The USA seems to be having a lot of problematic weather lately - floods and tornadoes mainly.
Roy Spencer has been going for years about how people are wrong to think that climate change is making tornadoes worse - he talks about the wind shear component that should decrease as the atmosphere warms. And I see that he has
another go this year at pooh-poohing the idea that this year's high number is due to climate change (at Fox News, of course.)
But mainstream climate scientists think the story is more complicated, and suspect that climate change is having some effect on tornadoes - although they admit this is a very difficult thing to study given their nature.
Here's a balanced article about it:
Is climate change fuelling tornadoes? Some climate scientists are quoted, and the conclusions are:
Many
of them pointed out that it can be tough to detect tornado trends
because comprehensive records only go back a few decades and there's a
lot of variability in tornado activity year to year. But they said some
shifts are starting to show: while tornado intensity doesn't appear to
have changed, there are more days with multiple tornadoes now, and there
may be a shift in which regions are especially prone to tornadoes.

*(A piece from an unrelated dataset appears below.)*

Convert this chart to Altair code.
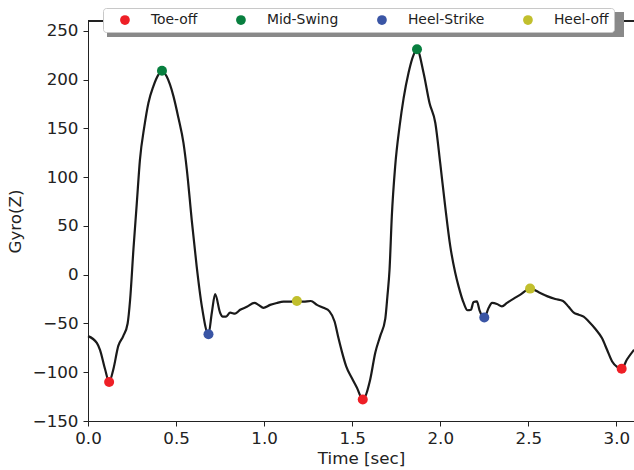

Even if future storms in a higher temperature don't spawn more tornadoes, there will likely be more damaging severe storms anyway:
More broadly, Brooks said, researchers are looking at severe storm
development, because even without tornadoes, giant thunderstorms can
produce damaging hail and destructive winds. There's a robust signal
that global warming will make the atmosphere more likely to spawn such
storms.
And the wandering jet stream is not off the hook, too:
Prolonged tornado outbreaks also could potentially be linked with global
warming through a jet stream pattern that is becoming more frequent and
that keeps extreme weather patterns locked in place, Potsdam Institute
for Climate Impact Research scientist Stefan Rahmstorf suggested on Twitter.
Speaking of wind shear, I also see
a recent paper on research indicating climate change may lead to more rapidly intensifying hurricanes (as well as wetter ones.)